Irma Cantoni ha ambientato Il Bosco di Mila a Brescia, la sua città natale. Ne ha raccontato la storia e i cambiamenti che l’hanno segnata e continuano a modificarla dal secondo dopoguerra a oggi e ha reso omaggio una scena dopo l’altra alla sua bellezza e ai suoi simboli, a partire dalla Vittoria alata, conservato nel complesso monumentale di Santa Giulia. Vittoria è anche il nome della protagonista di Il Bosco di Mila.

Vittoria Troisi e la Vittoria alata di Brescia

di Irma Cantoni

«Guardi!», esclamò lui davanti a una statua di donna, «Pare il il simbolo del suo nome». Stavano davanti alla Vittoria alata. «Sa che teneva in mano, quando era integra? Uno scudo. Nell’altra uno stilo. Sullo scudo scriveva i nomi dei vincitori. Non le pare una metafora?»

«Se lo è, non la capisco».

«Lo scudo non c’è più, lo stilo nemmeno. Proprio come lei. Una Vittoria che non può comunicare, disarmata».

«Si sbaglia, in origine la statua ammirava il proprio riflesso nello scudo di Marte». Glielo aveva raccontato Mirko Rota in uno dei loro giri di approfondimento della città, per farla appropriare del territorio, così diceva lui. «Se vuole però ricordarmi che devo stare zitta, e che lei è quello che vince sempre, lo creda pure».

«Era solo un’ipotesi di somiglianze», rispose vago, ma sembrava seccato.

Il simbolo di Brescia è una scultura in bronzo della Vittoria alata, una delle molte sorprese del complesso monumentale di Santa Giulia, luogo di bellezza sconfinato in cui perdersi e svenire. Non si poteva non parlarne in un thriller che ha come protagonista una donna formidabile e con lo stesso nome, Vittoria.

Dopo il rinvenimento del 1826 durante uno scavo, la fama della Vittoria alata si diffuse in tutta Europa, tanto che Napoleone III, colpito dalla sua bellezza, ne volle addirittura una copia, ora al museo del Louvre. Comunque, nel frattempo, le successe di tutto: le aggiunsero una tunica, inserirono le ali, ipotizzarono reggesse uno scudo, che non esiste più, le misero un elmo sotto un piede e poi lo tolsero. Un elmo che forse andò perso durante un allarme aereo nel 1940, quando la Vittoria alata fu nascosta con prudenza a Villa Fenaroli di Seniga, un paese a sud di Brescia.

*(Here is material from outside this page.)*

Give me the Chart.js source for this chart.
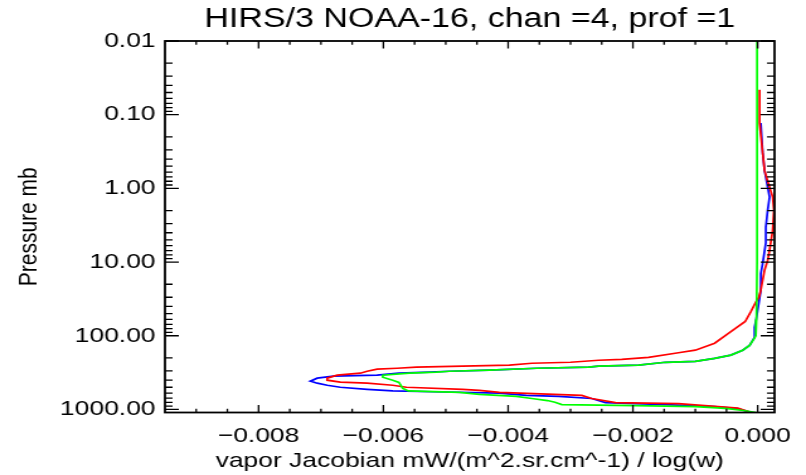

All’inizio la si ritenne un’opera romana del I secolo che rappresentava la dea intenta a scrivere nome e gesta del vincitore su uno scudo. Poi si scoprì che la base originaria era ellenistica, del 250 a.C., e che ritraeva Afrodite mentre si specchiava nello scudo di Ares. È vero, sono in molti a dire che in origine la dea “si guardava vanitosa”, ma a me piace pensare a una sua espressione di splendore più profonda, vale a dire che la dea stesse ammirando meravigliata il proprio riflesso nello specchio e che una domanda straordinaria le sorgesse nella mente: chi sono?

Nel 1927 l’ingegno umano forgiò un’altra Vittoria Alata, questa innalza però una fiaccola. È maestosa. Si trova in cima all’enorme faro che sovrasta Trieste e il suo mare. È alta più di sette metri, e all’interno ha un sistema di tiranti che le permette invisibili flessioni delle ali contro le raffiche del vento. Ci sono però delle leggende: alcuni narrano di aver visto la Vittoria Alata di Trieste, sferzata dalla bora, sbattere con forza le ali per non cadere dalla cupola.

Anche a me piace immaginarla travolgente e impetuosa mentre affronta le forze dell’infinito, così come mi piace pensare che la Vittoria Alata di Brescia si osservi con stupore nello specchio della propria mente, come Vittoria Troisi.